→ **To do**
Quote the full listing word for word.

-------- Recorded data --------

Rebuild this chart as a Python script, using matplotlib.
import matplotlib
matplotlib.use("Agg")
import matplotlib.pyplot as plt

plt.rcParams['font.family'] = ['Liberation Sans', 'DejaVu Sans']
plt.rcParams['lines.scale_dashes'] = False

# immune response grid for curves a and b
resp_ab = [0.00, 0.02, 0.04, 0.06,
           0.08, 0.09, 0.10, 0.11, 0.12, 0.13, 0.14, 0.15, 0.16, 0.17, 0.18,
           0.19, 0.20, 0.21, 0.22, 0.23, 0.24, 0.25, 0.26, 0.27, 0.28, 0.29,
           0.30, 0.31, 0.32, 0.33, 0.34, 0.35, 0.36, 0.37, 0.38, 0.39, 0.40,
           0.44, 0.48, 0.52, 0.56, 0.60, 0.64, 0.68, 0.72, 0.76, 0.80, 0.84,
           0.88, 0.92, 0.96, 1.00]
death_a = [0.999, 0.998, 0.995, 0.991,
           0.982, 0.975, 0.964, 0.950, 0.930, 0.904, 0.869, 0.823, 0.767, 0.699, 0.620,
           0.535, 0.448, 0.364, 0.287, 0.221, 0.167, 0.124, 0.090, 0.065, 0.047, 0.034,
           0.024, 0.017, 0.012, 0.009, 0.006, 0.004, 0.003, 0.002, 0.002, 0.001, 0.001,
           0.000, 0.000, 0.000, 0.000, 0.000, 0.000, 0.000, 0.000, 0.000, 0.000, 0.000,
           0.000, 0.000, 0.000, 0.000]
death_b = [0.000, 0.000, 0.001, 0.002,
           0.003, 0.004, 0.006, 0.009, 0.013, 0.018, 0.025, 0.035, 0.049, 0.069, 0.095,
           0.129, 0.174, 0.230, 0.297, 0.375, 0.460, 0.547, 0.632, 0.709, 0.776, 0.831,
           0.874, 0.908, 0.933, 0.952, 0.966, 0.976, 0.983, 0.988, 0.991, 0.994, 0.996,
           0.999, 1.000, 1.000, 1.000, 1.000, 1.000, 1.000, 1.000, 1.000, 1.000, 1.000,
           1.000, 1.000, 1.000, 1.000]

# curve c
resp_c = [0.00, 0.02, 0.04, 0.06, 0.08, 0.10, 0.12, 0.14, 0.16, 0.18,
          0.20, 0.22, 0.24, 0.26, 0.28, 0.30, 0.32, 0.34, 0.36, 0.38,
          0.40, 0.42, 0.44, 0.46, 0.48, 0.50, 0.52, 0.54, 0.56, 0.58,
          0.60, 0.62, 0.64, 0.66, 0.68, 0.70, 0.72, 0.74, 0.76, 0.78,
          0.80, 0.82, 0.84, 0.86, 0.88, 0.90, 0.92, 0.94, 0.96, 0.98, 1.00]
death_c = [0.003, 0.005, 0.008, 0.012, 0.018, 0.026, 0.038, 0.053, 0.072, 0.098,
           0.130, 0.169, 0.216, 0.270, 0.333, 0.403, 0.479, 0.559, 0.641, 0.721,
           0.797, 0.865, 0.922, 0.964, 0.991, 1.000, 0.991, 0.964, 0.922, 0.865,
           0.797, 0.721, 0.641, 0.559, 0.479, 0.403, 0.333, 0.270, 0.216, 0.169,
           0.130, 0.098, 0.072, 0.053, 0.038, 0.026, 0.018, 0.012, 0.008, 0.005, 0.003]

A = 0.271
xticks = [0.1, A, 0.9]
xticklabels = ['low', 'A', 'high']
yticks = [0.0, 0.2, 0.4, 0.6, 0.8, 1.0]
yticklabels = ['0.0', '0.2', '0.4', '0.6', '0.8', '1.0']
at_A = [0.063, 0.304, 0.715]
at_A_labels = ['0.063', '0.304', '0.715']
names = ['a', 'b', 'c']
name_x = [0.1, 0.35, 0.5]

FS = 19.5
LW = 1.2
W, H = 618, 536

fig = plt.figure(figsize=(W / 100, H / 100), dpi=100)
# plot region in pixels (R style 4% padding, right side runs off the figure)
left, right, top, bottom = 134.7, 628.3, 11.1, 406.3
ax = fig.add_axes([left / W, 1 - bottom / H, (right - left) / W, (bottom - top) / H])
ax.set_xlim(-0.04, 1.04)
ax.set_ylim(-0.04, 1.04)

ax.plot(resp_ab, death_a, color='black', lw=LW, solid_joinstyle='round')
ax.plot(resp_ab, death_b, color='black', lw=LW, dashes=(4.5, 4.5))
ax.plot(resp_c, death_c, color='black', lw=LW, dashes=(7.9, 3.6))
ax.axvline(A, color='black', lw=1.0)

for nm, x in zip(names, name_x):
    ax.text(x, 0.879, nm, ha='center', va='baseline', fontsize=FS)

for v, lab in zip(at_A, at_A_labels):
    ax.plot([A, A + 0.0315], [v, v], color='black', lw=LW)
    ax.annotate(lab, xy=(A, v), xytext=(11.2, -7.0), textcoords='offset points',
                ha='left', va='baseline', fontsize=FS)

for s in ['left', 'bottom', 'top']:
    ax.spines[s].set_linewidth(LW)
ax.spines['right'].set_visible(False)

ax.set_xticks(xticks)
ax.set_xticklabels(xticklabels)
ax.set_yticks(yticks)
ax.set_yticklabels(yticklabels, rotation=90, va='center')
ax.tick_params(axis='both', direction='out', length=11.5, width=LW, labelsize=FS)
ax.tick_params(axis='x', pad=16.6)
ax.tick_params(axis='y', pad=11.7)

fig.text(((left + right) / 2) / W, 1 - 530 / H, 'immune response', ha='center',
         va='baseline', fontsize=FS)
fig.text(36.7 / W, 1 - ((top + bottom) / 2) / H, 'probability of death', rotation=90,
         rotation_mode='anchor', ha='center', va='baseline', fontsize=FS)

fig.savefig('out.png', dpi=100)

--------

→ **Full answer**
Rebuild this chart as a Python script, using matplotlib.
import matplotlib
matplotlib.use("Agg")
import matplotlib.pyplot as plt

plt.rcParams['font.family'] = ['Liberation Sans', 'DejaVu Sans']
plt.rcParams['lines.scale_dashes'] = False

# immune response grid for curves a and b
resp_ab = [0.00, 0.02, 0.04, 0.06,
           0.08, 0.09, 0.10, 0.11, 0.12, 0.13, 0.14, 0.15, 0.16, 0.17, 0.18,
           0.19, 0.20, 0.21, 0.22, 0.23, 0.24, 0.25, 0.26, 0.27, 0.28, 0.29,
           0.30, 0.31, 0.32, 0.33, 0.34, 0.35, 0.36, 0.37, 0.38, 0.39, 0.40,
           0.44, 0.48, 0.52, 0.56, 0.60, 0.64, 0.68, 0.72, 0.76, 0.80, 0.84,
           0.88, 0.92, 0.96, 1.00]
death_a = [0.999, 0.998, 0.995, 0.991,
           0.982, 0.975, 0.964, 0.950, 0.930, 0.904, 0.869, 0.823, 0.767, 0.699, 0.620,
           0.535, 0.448, 0.364, 0.287, 0.221, 0.167, 0.124, 0.090, 0.065, 0.047, 0.034,
           0.024, 0.017, 0.012, 0.009, 0.006, 0.004, 0.003, 0.002, 0.002, 0.001, 0.001,
           0.000, 0.000, 0.000, 0.000, 0.000, 0.000, 0.000, 0.000, 0.000, 0.000, 0.000,
           0.000, 0.000, 0.000, 0.000]
death_b = [0.000, 0.000, 0.001, 0.002,
           0.003, 0.004, 0.006, 0.009, 0.013, 0.018, 0.025, 0.035, 0.049, 0.069, 0.095,
           0.129, 0.174, 0.230, 0.297, 0.375, 0.460, 0.547, 0.632, 0.709, 0.776, 0.831,
           0.874, 0.908, 0.933, 0.952, 0.966, 0.976, 0.983, 0.988, 0.991, 0.994, 0.996,
           0.999, 1.000, 1.000, 1.000, 1.000, 1.000, 1.000, 1.000, 1.000, 1.000, 1.000,
           1.000, 1.000, 1.000, 1.000]

# curve c
resp_c = [0.00, 0.02, 0.04, 0.06, 0.08, 0.10, 0.12, 0.14, 0.16, 0.18,
          0.20, 0.22, 0.24, 0.26, 0.28, 0.30, 0.32, 0.34, 0.36, 0.38,
          0.40, 0.42, 0.44, 0.46, 0.48, 0.50, 0.52, 0.54, 0.56, 0.58,
          0.60, 0.62, 0.64, 0.66, 0.68, 0.70, 0.72, 0.74, 0.76, 0.78,
          0.80, 0.82, 0.84, 0.86, 0.88, 0.90, 0.92, 0.94, 0.96, 0.98, 1.00]
death_c = [0.003, 0.005, 0.008, 0.012, 0.018, 0.026, 0.038, 0.053, 0.072, 0.098,
           0.130, 0.169, 0.216, 0.270, 0.333, 0.403, 0.479, 0.559, 0.641, 0.721,
           0.797, 0.865, 0.922, 0.964, 0.991, 1.000, 0.991, 0.964, 0.922, 0.865,
           0.797, 0.721, 0.641, 0.559, 0.479, 0.403, 0.333, 0.270, 0.216, 0.169,
           0.130, 0.098, 0.072, 0.053, 0.038, 0.026, 0.018, 0.012, 0.008, 0.005, 0.003]

A = 0.271
xticks = [0.1, A, 0.9]
xticklabels = ['low', 'A', 'high']
yticks = [0.0, 0.2, 0.4, 0.6, 0.8, 1.0]
yticklabels = ['0.0', '0.2', '0.4', '0.6', '0.8', '1.0']
at_A = [0.063, 0.304, 0.715]
at_A_labels = ['0.063', '0.304', '0.715']
names = ['a', 'b', 'c']
name_x = [0.1, 0.35, 0.5]

FS = 19.5
LW = 1.2
W, H = 618, 536

fig = plt.figure(figsize=(W / 100, H / 100), dpi=100)
# plot region in pixels (R style 4% padding, right side runs off the figure)
left, right, top, bottom = 134.7, 628.3, 11.1, 406.3
ax = fig.add_axes([left / W, 1 - bottom / H, (right - left) / W, (bottom - top) / H])
ax.set_xlim(-0.04, 1.04)
ax.set_ylim(-0.04, 1.04)

ax.plot(resp_ab, death_a, color='black', lw=LW, solid_joinstyle='round')
ax.plot(resp_ab, death_b, color='black', lw=LW, dashes=(4.5, 4.5))
ax.plot(resp_c, death_c, color='black', lw=LW, dashes=(7.9, 3.6))
ax.axvline(A, color='black', lw=1.0)

for nm, x in zip(names, name_x):
    ax.text(x, 0.879, nm, ha='center', va='baseline', fontsize=FS)

for v, lab in zip(at_A, at_A_labels):
    ax.plot([A, A + 0.0315], [v, v], color='black', lw=LW)
    ax.annotate(lab, xy=(A, v), xytext=(11.2, -7.0), textcoords='offset points',
                ha='left', va='baseline', fontsize=FS)

for s in ['left', 'bottom', 'top']:
    ax.spines[s].set_linewidth(LW)
ax.spines['right'].set_visible(False)

ax.set_xticks(xticks)
ax.set_xticklabels(xticklabels)
ax.set_yticks(yticks)
ax.set_yticklabels(yticklabels, rotation=90, va='center')
ax.tick_params(axis='both', direction='out', length=11.5, width=LW, labelsize=FS)
ax.tick_params(axis='x', pad=16.6)
ax.tick_params(axis='y', pad=11.7)

fig.text(((left + right) / 2) / W, 1 - 530 / H, 'immune response', ha='center',
         va='baseline', fontsize=FS)
fig.text(36.7 / W, 1 - ((top + bottom) / 2) / H, 'probability of death', rotation=90,
         rotation_mode='anchor', ha='center', va='baseline', fontsize=FS)

fig.savefig('out.png', dpi=100)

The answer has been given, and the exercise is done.